The second solution is to throw some special exception and then catch it just outside the main loop. This is an abuse of the exception system and basically a worse goto; use a goto instead of this.
The third solution would be to use a flag of some sort. This is basically a "safer" goto, but some might argue it's a bit uglier. (Especially with multiple-levels. Though in such a case your concern is how ugly your code is.)
The solution I would recommend is refactor. Whatever you're doing, it's too much. You should move the inner loops into a function, and call that function. Returning to the main loop is simply a return from that function. (In other words "My work is done.")
I recommend refactoring your code into a function. Then you can just return from that function instead of using break:
void myFunc()
{
for(int a = 1; a <= 100; a++) //loop a (main loop)
{
for(int b = 1000; b <= 2000; b++) //loop b
{
if(b == 1555) // Logic is just an example,
return; // since it will always return
}
.
.
.
}
}
This - or perhaps even a more involved refactoring of your code - should lend itself to a clean, elegant solution. Alternatively, if you just want a quick fix you could use a condition variable:
for(int a = 1; a <= 100; a++) //loop a (main loop)
{
bool cond = false;
for(int b = 1000; b <= 2000; b++) //loop b
{
if(b == 1555){
cond = true;
break;
}
}
if (cond) break;
.
.
.
}
Others have suggested using goto. While that is another quick fix, I strongly recommend against it, especially if you are working in a rigorous environment where the code will be peer reviewed and used for years down the road.

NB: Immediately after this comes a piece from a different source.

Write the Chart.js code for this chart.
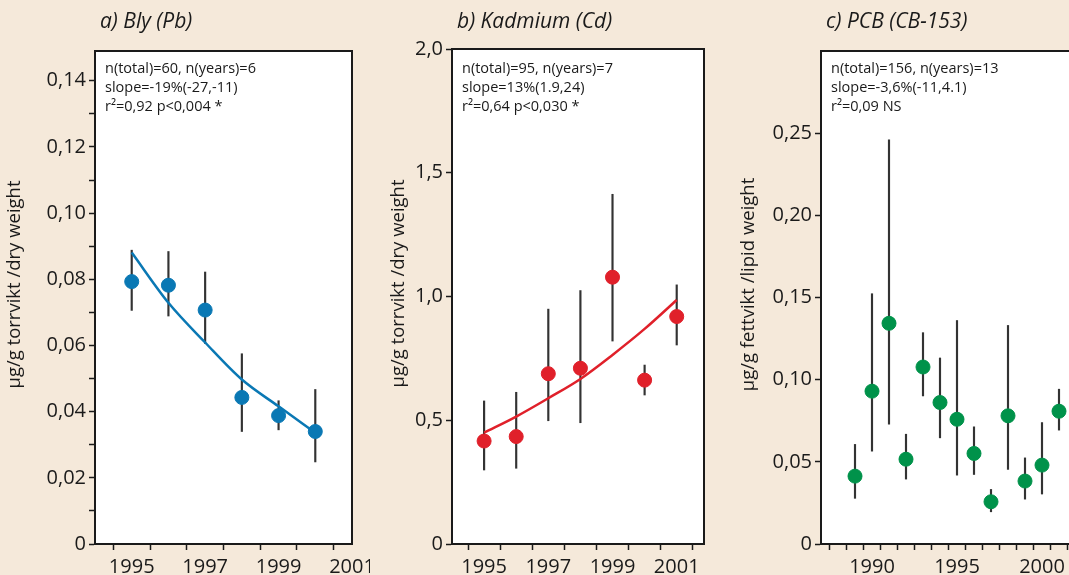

In my opinion the goto approach is a bit harder to maintain than a function/return refactoring, especially later on when someone else makes changes to the code. Plus you will have to justify the goto to anyone else on the team that happens to stumble onto the code.
for(int a = 1; a <= 100; a++) //loop a (main loop)
{
for(int b = 1000; b <= 2000; b++) //loop b
{
if(b == 1555)
goto end;
}
for(int c = 2001; c <= 3000; c++) //loop c
{
.
.
.
}
}
end:
The only way to head out of two such loops at a time is a goto or a throw or a return, and throw and return may not be appropriate (particularly throw, if the condition isn't exceptional). Alternately, you could set some sort of condition (bool breakout;), and keep breaking if it's true.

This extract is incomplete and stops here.